About an hour later, I broke out into a sweat as I realized what I’d just done. I asked a co-worker if that was a good idea and they looked at me as if I asked if dropping my pants and showing my ass was the best way to greet Iwata. Clearly it was a bad idea. Obviously it was a bad idea. Dear lord, what a bad idea. The co-worker said I’d be fine but… you know… don’t do that. Maybe start a little lower on the ladder if you want a discussion. Maybe learn what everyone’s jobs and in-house responsibilities are!
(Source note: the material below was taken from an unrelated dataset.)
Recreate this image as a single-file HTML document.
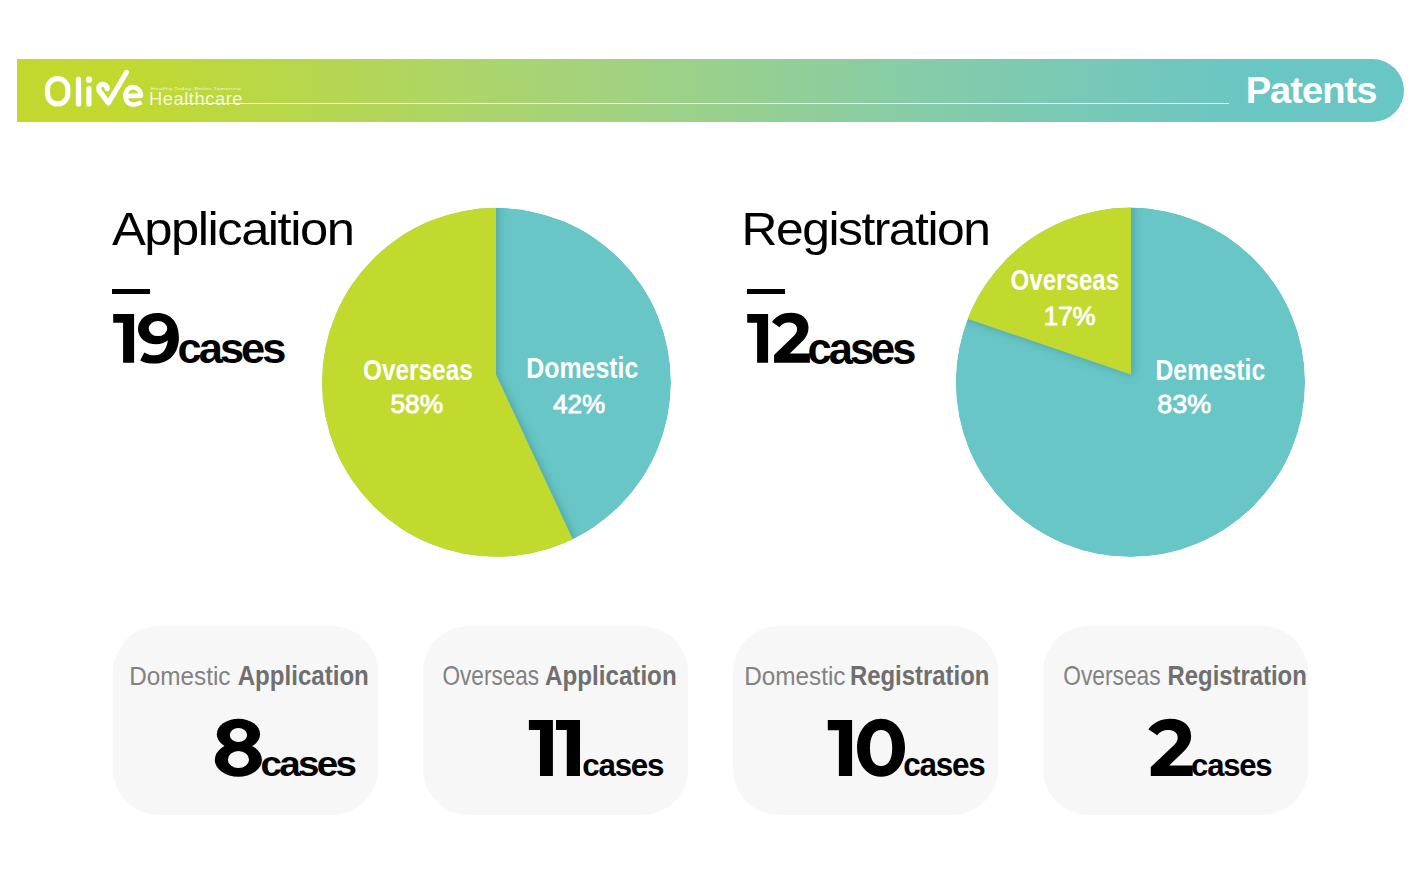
<!DOCTYPE html>
<html><head><meta charset="utf-8">
<style>
html,body{margin:0;padding:0;background:#fff;}
body{width:1420px;height:876px;overflow:hidden;position:relative;font-family:"Liberation Sans",sans-serif;}
.a{position:absolute;white-space:nowrap;line-height:1;}
.banner{position:absolute;left:17px;top:59px;width:1387px;height:63px;border-radius:0 31.5px 31.5px 0;
 background:linear-gradient(90deg,#c3d82e 0%,#c2d930 8%,#a6d37a 40%,#86cca8 65%,#6bc6c3 88%,#68c6c6 100%);}
.bline{position:absolute;left:179px;top:103px;width:1050px;height:1px;background:#fff;}
.card{position:absolute;top:626px;width:265px;height:189px;border-radius:46px;background:#f7f7f7;}
.big{font-weight:bold;color:#000;}
.ct{color:#6f6f6f;font-size:26px;}
.lbl{color:#fff;font-size:25px;}
.pc{-webkit-text-stroke:0.8px #fff;}
.lt{color:#828282;}
.big2{font-weight:bold;}
</style>
<style id="fit">
#tag{transform-origin:0 0;transform:matrix(1.0092,0,0,0.7605,-0.20,1.60)}
#hc{transform-origin:0 0;transform:matrix(1.0802,0,0,1.0286,-1.09,1.97)}
#pat{transform-origin:0 0;transform:matrix(1.1541,0,0,1.0940,-1.34,-1.63)}
#h1{transform-origin:0 0;transform:matrix(1.0802,0,0,1.0033,0.00,1.94)}
#h2{transform-origin:0 0;transform:matrix(1.0594,0,0,1.0033,-3.42,1.94)}
#n1c{transform-origin:0 0;transform:matrix(0.9883,0,0,0.9756,-12.40,1.29)}
#n2c{transform-origin:0 0;transform:matrix(0.9883,0,0,1.0090,-17.40,0.67)}
#l1{transform-origin:0 0;transform:matrix(0.9745,0,0,1.2168,0.03,-0.93)}
#p1{transform-origin:0 0;transform:matrix(1.0533,0,0,1.0302,-0.61,1.54)}
#l2{transform-origin:0 0;transform:matrix(0.9964,0,0,1.1495,-0.79,-0.73)}
#p2{transform-origin:0 0;transform:matrix(1.0440,0,0,1.0609,0.00,0.86)}
#l3{transform-origin:0 0;transform:matrix(0.9655,0,0,1.1788,-0.56,-0.35)}
#p3{transform-origin:0 0;transform:matrix(1.0376,0,0,1.0609,0.76,2.68)}
#l4{transform-origin:0 0;transform:matrix(0.9871,0,0,1.1716,-1.58,0.01)}
#p4{transform-origin:0 0;transform:matrix(1.0776,0,0,1.0302,-0.68,1.54)}
#t1a{transform-origin:0 0;transform:matrix(0.9353,0,0,1.0212,-0.87,0.94)}
#t1b{transform-origin:0 0;transform:matrix(0.9266,0,0,1.0833,-0.33,-0.45)}
#t2a{transform-origin:0 0;transform:matrix(0.8679,0,0,1.0779,-1.47,-0.71)}
#t2b{transform-origin:0 0;transform:matrix(0.9295,0,0,1.0833,-0.93,-0.45)}
#t3a{transform-origin:0 0;transform:matrix(0.9353,0,0,1.0212,-1.87,0.94)}
#t3b{transform-origin:0 0;transform:matrix(0.9189,0,0,1.0585,-2.04,-0.18)}
#t4a{transform-origin:0 0;transform:matrix(0.8734,0,0,1.0779,-1.66,-0.71)}
#t4b{transform-origin:0 0;transform:matrix(0.9176,0,0,1.0585,-1.44,-0.18)}
#c1c{transform-origin:0 0;transform:matrix(1.0725,0,0,0.9701,-1.49,-1.51)}
#c2c{transform-origin:0 0;transform:matrix(0.8717,0,0,0.8611,-0.73,2.54)}
#c3c{transform-origin:0 0;transform:matrix(0.8734,0,0,0.9000,-1.74,1.20)}
#c4c{transform-origin:0 0;transform:matrix(0.8632,0,0,0.8611,-0.88,2.54)}
</style></head><body>
<div class="banner"></div>
<div class="bline"></div>
<svg class="a" style="left:0;top:0" width="260" height="130" viewBox="0 0 260 130">
 <g fill="none" stroke="#fff" stroke-width="5.2" stroke-linecap="round" stroke-linejoin="round">
  <path d="M47.55,88.5 A10.1 9.8 0 0 1 67.75,88.5 L67.75,94.1 A10.1 9.8 0 0 1 47.55,94.1 Z"/>
  <line x1="78.5" y1="79.4" x2="78.5" y2="104"/>
  <line x1="88.9" y1="88.6" x2="88.9" y2="104"/>
  <path d="M107.2,88.6 A4.3 4.3 0 1 0 99.0,90.4 L108.4,103 L126.4,72.5"/>
  <path stroke-width="4.6" stroke-linecap="butt" d="M125.4,95.85 L140.9,95.85 A7.75 8.75 0 1 0 135.5,104.19 Q138.8,103.7 141.6,102.3"/>
 </g>
 <circle cx="89" cy="79.7" r="3.1" fill="#fff"/>
</svg>
<div class="a" id="tag" style="left:151px;top:85px;font-size:5.6px;color:rgba(255,255,255,0.85);letter-spacing:0.35px">Healthy Today, Better Tomorrow</div>
<div class="a" id="hc" style="left:150px;top:89px;font-size:17px;color:rgba(255,255,255,0.82);letter-spacing:0.5px">Healthcare</div>
<div class="a big" id="pat" style="left:1247px;top:74px;font-size:33px;color:#fff;letter-spacing:-0.025em">Patents</div>

<div class="a" id="h1" style="left:112px;top:203px;font-size:47px;color:#000;letter-spacing:-0.03em">Applicaition</div>
<div class="a" style="left:112px;top:289px;width:38px;height:5px;background:#000"></div>
<div class="a big" id="n1c" style="left:190px;top:326px;font-size:44px;letter-spacing:-0.07em">cases</div>

<div class="a" id="h2" style="left:745px;top:203px;font-size:47px;color:#000;letter-spacing:-0.03em">Registration</div>
<div class="a" style="left:747px;top:289px;width:38px;height:5px;background:#000"></div>
<div class="a big" id="n2c" style="left:825px;top:326px;font-size:44px;letter-spacing:-0.07em">cases</div>

<svg class="a" style="left:0;top:0" width="1420" height="600" viewBox="0 0 1420 600">
 <defs>
  <filter id="sh" x="-20%" y="-20%" width="140%" height="140%">
   <feDropShadow dx="2" dy="1" stdDeviation="5" flood-color="#2e6c6c" flood-opacity="0.42"/>
  </filter>
  <clipPath id="c1"><circle cx="496.5" cy="382.3" r="174.5"/></clipPath>
  <clipPath id="c2"><circle cx="1130.4" cy="382.3" r="174.7"/></clipPath>
 </defs>
 <g clip-path="url(#c1)">
  <circle cx="496.5" cy="382.3" r="174.5" fill="#68c6c6"/>
  <path filter="url(#sh)" d="M496,180 L496,374.7 L580,555 L300,600 L300,180 Z" fill="#c2d92e"/>
 </g>
 <g clip-path="url(#c2)">
  <circle cx="1130.4" cy="382.3" r="174.7" fill="#68c6c6"/>
  <path filter="url(#sh)" d="M1131,180 L1131,374.6 L930,305.8 L930,180 Z" fill="#c2d92e"/>
 </g>
</svg>
<div class="a lbl big" id="l1" style="left:363px;top:355px">Overseas</div>
<div class="a lbl pc" id="p1" style="left:391px;top:390px">58%</div>
<div class="a lbl big" id="l2" style="left:527px;top:355px">Domestic</div>
<div class="a lbl pc" id="p2" style="left:553px;top:390px">42%</div>
<div class="a lbl big" id="l3" style="left:1011px;top:266px">Overseas</div>
<div class="a lbl pc" id="p3" style="left:1043px;top:300px">17%</div>
<div class="a lbl big" id="l4" style="left:1157px;top:355px">Demestic</div>
<div class="a lbl pc" id="p4" style="left:1158px;top:390px">83%</div>

<div class="card" style="left:113px"></div>
<div class="card" style="left:423px"></div>
<div class="card" style="left:733px"></div>
<div class="card" style="left:1043px"></div>

<div class="a ct lt" id="t1a" style="left:130px;top:662px">Domestic</div>
<div class="a ct big2" id="t1b" style="left:238px;top:662px">Application</div>
<div class="a ct lt" id="t2a" style="left:444px;top:662px">Overseas</div>
<div class="a ct big2" id="t2b" style="left:546px;top:662px">Application</div>
<div class="a ct lt" id="t3a" style="left:746px;top:662px">Domestic</div>
<div class="a ct big2" id="t3b" style="left:852px;top:662px">Registration</div>
<div class="a ct lt" id="t4a" style="left:1065px;top:662px">Overseas</div>
<div class="a ct big2" id="t4b" style="left:1169px;top:662px">Registration</div>

<div class="a big" id="c1c" style="left:262px;top:748px;font-size:36px;letter-spacing:-0.07em">cases</div>
<div class="a big" id="c2c" style="left:583px;top:748px;font-size:36px;letter-spacing:-0.04em">cases</div>
<div class="a big" id="c3c" style="left:905px;top:748px;font-size:36px;letter-spacing:-0.04em">cases</div>
<div class="a big" id="c4c" style="left:1192px;top:748px;font-size:36px;letter-spacing:-0.04em">cases</div>
<svg class="a" style="left:0;top:0" width="1420" height="876" viewBox="0 0 1420 876"><g fill="#000">
 <polygon points="113.2,314.1 134.1,314.1 134.1,362.7 123.1,362.7 123.1,322.8 113.2,322.8"/>
 <polygon points="747.2,314.1 768.1,314.1 768.1,362.7 757.1,362.7 757.1,322.8 747.2,322.8"/>
 <polygon points="528.9,719.9 552.9,719.9 552.9,775.9 540,775.9 540,730 528.9,730"/>
 <polygon points="556,719.9 580,719.9 580,775.9 566.8,775.9 566.8,730 556,730"/>
 <polygon points="827.8,720 852.1,720 852.1,775.9 838.9,775.9 838.9,730.2 827.8,730.2"/>
</g></svg>
<svg class="a" style="left:0;top:0" width="1420" height="876" viewBox="0 0 1420 876"><g fill="#000">
 <path d="M1148.4,729.2 C1153.5,722.5 1161,718.8 1170.3,718.8 C1183,718.8 1191.1,725.5 1191.1,736 C1191.1,742 1188.5,746.5 1184.7,750.4 L1169.2,765.5 L1192.7,765.5 L1192.7,775.9 L1150.8,775.9 L1150.8,767.1 L1174.4,744.8 C1177,742 1177.7,740 1177.7,737.6 C1177.7,732.5 1173.5,730 1168,730 C1163,730 1159.5,732 1157.2,735.2 Z"/>
 <path transform="translate(771.9,312.8) scale(0.856,0.874) translate(-1148.3,-718.8)" d="M1148.4,729.2 C1153.5,722.5 1161,718.8 1170.3,718.8 C1183,718.8 1191.1,725.5 1191.1,736 C1191.1,742 1188.5,746.5 1184.7,750.4 L1169.2,765.5 L1192.7,765.5 L1192.7,775.9 L1150.8,775.9 L1150.8,767.1 L1174.4,744.8 C1177,742 1177.7,740 1177.7,737.6 C1177.7,732.5 1173.5,730 1168,730 C1163,730 1159.5,732 1157.2,735.2 Z"/>
 <path fill-rule="evenodd" d="M140.2,360.4 L144.3,352.5 C148,354.5 151,355.3 154.5,355.3 C161.5,355.3 166.5,350.5 167.9,340.2 C164.5,343 160.5,344.3 156.6,344.3 C145.5,344.3 138,337.5 138,329.2 C138,319.5 146,312.9 157.3,312.9 C171,312.9 178.9,322.5 178.9,337.5 C178.9,353.5 169,363.6 154.5,363.6 C149,363.6 144,362.5 140.2,360.4 Z M148.7,328.55 A9.25 7.55 0 1 0 167.2,328.55 A9.25 7.55 0 1 0 148.7,328.55 Z"/>
 <path fill-rule="evenodd" d="M857.05,747.75 C857.05,730.95 867.1,718.8 881,718.8 C894.9,718.8 905,730.95 905,747.75 C905,764.55 894.9,776.7 881,776.7 C867.1,776.7 857.05,764.55 857.05,747.75 Z M870,747.9 C870,736.2 873.9,729.9 881.1,729.9 C888.3,729.9 892.2,736.2 892.2,747.9 C892.2,759.6 888.3,765.9 881.1,765.9 C873.9,765.9 870,759.6 870,747.9 Z"/>
 <ellipse cx="238.45" cy="734.2" rx="21.65" ry="15.4"/>
 <ellipse cx="238.35" cy="759.8" rx="23.55" ry="17"/>
 <ellipse cx="238.45" cy="735.05" rx="8.65" ry="7.05" fill="#f7f7f7"/>
 <ellipse cx="238.45" cy="759.45" rx="10.55" ry="8.55" fill="#f7f7f7"/>
</g></svg>
</body></html>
So I spent the next couple weeks in fear of what I’d done. I was so worried because I knew I was so stupid. I was certain I’d just kicked myself out of the dream place I’d wanted to work at since I was a kid (Reminder: do not quit Nintendo, you will regret it). I checked my emails constantly and was waiting for the moment I’d be called into an office and get told that it was super inappropriate and I might just not be a great fit for the company.
That’s not what happened. Nothing happened. I guess Reggie let it go because he had busier things to do and it was probably such a bizarre run-in that he probably thought it was best to leave it alone. Or maybe I’m over estimating my own humiliation after an exciting swell of enthusiasm. So, yeah, maybe that headline is a bit hyperbolic. Sue me! (Note: please don’t).
But it is a strange feeling to be so passionate about the stupidest thing and nearly divebomb your own career with an idea that doesn’t actually make any sense and is based around a console that was famously embarrassing to Nintendo. I was so innocent. I was so goofy. I really do think most other companies would’ve put me in an airlock and opened the door.
So, when I say that I’m happy with getting the Virtual Boy back, I want you to know that I am the biggest moron who’s ever been born on God’s red and black Earth, and that is exactly why this product is 100 percent for me. Am I biased? Yes. Did that bias nearly get me unemployed by the source of that bias? Probably. But it was worth shooting my shot for that sweet Virtual Boy that nobody else wanted.